For the listing below, give the count of lines containing "this", and no other text.

[Items from a dataset]
>> Begin

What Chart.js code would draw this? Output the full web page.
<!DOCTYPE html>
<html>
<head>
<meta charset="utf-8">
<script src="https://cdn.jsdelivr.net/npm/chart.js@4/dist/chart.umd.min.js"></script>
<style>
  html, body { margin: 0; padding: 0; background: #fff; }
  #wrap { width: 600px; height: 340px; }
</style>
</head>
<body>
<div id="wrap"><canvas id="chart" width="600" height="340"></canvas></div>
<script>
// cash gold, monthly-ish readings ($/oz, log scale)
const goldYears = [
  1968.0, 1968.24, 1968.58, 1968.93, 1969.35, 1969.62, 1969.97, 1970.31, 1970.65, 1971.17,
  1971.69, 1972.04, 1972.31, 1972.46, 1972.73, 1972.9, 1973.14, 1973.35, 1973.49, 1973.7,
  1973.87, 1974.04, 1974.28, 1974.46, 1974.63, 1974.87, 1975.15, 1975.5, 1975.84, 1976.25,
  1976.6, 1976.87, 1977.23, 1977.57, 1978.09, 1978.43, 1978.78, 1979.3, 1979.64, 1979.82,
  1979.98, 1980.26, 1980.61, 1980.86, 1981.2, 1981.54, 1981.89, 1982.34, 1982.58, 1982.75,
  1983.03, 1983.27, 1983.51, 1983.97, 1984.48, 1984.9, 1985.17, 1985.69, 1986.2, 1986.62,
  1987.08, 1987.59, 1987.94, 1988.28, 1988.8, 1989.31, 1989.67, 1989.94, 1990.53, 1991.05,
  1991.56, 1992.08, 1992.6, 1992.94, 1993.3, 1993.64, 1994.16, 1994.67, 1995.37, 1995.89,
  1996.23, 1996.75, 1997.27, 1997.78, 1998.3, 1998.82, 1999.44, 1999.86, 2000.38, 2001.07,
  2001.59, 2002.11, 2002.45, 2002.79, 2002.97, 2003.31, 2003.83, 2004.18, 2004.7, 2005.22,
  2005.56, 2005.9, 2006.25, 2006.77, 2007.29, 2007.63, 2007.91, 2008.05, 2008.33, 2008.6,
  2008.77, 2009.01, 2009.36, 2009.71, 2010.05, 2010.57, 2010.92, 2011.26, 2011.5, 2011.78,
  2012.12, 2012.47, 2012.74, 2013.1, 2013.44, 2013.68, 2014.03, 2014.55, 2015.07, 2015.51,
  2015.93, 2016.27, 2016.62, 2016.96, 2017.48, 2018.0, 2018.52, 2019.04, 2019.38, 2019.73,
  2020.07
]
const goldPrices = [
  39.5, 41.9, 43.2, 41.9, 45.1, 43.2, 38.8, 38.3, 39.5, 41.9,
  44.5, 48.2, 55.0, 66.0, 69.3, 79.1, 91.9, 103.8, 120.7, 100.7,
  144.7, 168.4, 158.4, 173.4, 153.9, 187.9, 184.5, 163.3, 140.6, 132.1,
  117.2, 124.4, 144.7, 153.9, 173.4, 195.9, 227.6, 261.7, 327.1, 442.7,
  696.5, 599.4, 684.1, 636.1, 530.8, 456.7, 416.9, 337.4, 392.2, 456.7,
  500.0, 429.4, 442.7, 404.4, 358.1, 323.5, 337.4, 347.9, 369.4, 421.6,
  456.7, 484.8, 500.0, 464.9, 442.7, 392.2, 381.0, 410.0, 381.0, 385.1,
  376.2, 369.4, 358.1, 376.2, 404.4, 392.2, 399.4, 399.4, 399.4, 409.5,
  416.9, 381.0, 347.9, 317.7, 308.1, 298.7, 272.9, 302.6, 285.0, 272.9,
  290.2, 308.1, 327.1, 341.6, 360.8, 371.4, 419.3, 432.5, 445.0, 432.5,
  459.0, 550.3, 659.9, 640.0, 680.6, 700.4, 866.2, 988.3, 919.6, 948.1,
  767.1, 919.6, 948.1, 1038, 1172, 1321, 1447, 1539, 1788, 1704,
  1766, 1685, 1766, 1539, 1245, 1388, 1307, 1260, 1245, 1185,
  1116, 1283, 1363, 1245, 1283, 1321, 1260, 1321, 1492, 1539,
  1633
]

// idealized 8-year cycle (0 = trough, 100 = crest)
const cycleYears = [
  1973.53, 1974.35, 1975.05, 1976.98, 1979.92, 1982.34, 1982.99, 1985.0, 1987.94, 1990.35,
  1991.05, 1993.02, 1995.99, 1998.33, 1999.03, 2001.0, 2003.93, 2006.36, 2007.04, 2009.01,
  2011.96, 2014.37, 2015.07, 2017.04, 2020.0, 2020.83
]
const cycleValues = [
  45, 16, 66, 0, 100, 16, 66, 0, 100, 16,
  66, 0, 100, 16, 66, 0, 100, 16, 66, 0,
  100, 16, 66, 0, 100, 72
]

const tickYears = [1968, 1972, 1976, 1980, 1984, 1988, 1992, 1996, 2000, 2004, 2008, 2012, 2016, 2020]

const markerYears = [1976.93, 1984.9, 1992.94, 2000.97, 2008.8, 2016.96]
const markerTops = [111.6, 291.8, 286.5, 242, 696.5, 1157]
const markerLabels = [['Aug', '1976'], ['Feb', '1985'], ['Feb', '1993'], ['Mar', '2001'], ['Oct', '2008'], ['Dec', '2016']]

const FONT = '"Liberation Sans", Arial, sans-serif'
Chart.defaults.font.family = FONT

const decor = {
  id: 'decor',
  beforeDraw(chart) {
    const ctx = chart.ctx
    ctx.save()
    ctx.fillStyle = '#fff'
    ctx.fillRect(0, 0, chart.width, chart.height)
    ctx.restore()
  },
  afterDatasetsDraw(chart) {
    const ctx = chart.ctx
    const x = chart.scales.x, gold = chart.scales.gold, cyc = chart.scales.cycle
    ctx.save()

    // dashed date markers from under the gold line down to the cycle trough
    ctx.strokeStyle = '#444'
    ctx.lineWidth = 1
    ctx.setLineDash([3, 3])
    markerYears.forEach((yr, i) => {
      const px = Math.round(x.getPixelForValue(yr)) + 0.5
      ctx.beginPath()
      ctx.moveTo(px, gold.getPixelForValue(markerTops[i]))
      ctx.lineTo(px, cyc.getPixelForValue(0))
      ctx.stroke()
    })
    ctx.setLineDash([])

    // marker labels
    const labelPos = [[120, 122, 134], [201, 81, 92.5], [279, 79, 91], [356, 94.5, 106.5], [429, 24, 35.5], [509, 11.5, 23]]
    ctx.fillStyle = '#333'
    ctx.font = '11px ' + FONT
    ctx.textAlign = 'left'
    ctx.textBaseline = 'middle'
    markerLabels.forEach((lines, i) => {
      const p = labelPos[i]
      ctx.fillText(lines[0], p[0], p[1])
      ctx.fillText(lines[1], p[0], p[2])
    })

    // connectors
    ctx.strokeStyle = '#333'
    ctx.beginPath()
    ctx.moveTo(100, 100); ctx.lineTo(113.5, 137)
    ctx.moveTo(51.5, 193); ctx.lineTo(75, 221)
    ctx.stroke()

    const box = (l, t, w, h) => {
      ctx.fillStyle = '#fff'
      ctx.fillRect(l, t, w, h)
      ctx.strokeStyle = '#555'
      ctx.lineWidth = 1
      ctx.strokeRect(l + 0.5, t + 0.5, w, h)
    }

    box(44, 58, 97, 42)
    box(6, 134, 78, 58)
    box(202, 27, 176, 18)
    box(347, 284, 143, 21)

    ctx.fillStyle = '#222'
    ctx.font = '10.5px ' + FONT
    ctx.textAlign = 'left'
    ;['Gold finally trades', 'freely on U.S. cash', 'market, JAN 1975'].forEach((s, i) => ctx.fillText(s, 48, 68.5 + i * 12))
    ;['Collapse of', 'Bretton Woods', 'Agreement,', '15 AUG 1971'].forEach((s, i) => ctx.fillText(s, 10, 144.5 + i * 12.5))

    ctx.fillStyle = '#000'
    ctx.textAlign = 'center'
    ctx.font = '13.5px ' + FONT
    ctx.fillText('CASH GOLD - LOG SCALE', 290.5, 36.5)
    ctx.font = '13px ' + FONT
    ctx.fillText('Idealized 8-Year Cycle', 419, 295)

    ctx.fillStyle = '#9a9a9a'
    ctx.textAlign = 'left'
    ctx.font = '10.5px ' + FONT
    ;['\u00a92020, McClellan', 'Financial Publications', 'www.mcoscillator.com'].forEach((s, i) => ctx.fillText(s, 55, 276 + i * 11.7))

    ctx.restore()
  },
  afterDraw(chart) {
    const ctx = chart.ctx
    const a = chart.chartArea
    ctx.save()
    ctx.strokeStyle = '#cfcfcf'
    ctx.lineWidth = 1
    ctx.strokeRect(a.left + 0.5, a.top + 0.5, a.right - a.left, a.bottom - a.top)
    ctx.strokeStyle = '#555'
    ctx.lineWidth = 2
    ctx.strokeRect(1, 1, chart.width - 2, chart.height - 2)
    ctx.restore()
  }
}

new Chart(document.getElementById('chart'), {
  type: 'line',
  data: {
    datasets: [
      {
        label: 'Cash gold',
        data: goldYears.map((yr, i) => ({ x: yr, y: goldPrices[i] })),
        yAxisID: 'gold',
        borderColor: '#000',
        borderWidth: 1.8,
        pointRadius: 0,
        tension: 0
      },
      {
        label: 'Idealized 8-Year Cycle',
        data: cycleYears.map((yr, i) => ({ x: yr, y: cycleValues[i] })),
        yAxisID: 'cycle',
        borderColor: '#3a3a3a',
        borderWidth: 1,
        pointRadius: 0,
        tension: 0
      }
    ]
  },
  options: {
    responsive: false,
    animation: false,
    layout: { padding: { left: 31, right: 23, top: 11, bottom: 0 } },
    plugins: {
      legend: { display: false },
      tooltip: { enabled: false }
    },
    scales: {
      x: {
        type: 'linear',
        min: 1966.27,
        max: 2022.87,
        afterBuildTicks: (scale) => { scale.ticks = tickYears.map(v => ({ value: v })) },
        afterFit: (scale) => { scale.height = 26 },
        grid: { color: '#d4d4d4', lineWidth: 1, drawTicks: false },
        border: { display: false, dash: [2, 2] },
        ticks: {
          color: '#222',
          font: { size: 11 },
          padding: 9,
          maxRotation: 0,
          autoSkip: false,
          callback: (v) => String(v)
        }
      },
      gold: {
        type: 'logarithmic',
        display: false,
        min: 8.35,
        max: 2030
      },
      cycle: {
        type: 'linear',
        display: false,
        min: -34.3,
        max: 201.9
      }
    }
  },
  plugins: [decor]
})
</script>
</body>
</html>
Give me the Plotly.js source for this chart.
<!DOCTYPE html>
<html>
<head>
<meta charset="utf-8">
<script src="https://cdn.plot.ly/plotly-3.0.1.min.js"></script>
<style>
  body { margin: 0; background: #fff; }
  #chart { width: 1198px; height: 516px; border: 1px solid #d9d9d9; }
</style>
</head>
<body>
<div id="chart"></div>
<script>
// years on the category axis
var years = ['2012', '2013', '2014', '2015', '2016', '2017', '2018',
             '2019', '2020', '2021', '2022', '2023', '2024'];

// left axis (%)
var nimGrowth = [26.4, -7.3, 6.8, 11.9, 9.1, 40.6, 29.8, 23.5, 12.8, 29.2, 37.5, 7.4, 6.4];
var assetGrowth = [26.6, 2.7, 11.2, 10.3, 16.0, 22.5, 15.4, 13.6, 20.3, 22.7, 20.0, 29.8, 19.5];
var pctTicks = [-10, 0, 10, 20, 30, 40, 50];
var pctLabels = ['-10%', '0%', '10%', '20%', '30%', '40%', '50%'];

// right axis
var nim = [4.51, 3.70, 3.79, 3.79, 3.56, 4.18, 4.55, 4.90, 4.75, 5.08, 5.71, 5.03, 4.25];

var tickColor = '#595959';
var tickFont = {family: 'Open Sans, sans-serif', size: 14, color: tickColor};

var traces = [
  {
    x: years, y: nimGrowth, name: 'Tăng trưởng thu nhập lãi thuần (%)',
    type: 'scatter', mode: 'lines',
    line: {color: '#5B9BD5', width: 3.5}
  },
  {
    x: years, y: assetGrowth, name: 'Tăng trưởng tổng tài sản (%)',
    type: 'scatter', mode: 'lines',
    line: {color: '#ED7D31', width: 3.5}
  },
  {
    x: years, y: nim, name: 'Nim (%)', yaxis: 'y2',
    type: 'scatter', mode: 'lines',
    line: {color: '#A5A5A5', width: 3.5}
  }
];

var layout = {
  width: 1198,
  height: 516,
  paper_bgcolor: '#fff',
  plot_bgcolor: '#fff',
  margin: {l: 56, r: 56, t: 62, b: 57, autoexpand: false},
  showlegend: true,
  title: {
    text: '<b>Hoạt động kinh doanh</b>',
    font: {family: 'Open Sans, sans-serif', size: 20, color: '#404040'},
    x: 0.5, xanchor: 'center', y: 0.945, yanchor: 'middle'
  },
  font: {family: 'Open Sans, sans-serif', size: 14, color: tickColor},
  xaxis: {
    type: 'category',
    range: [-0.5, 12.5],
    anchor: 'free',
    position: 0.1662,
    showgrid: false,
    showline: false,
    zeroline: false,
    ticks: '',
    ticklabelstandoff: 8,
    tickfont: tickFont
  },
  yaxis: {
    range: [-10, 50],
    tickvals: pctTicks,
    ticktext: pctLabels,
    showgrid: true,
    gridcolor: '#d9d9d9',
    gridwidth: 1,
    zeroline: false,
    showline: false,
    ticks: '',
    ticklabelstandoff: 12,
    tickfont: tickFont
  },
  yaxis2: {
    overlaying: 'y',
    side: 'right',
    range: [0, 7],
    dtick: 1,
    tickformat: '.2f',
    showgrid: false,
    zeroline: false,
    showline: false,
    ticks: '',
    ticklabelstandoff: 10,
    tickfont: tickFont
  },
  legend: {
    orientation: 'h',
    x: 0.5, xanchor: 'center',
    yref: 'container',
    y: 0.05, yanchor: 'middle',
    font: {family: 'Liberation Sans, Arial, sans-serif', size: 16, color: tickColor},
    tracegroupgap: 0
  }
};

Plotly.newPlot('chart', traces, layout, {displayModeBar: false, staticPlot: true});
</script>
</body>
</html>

>> End

Task output | 2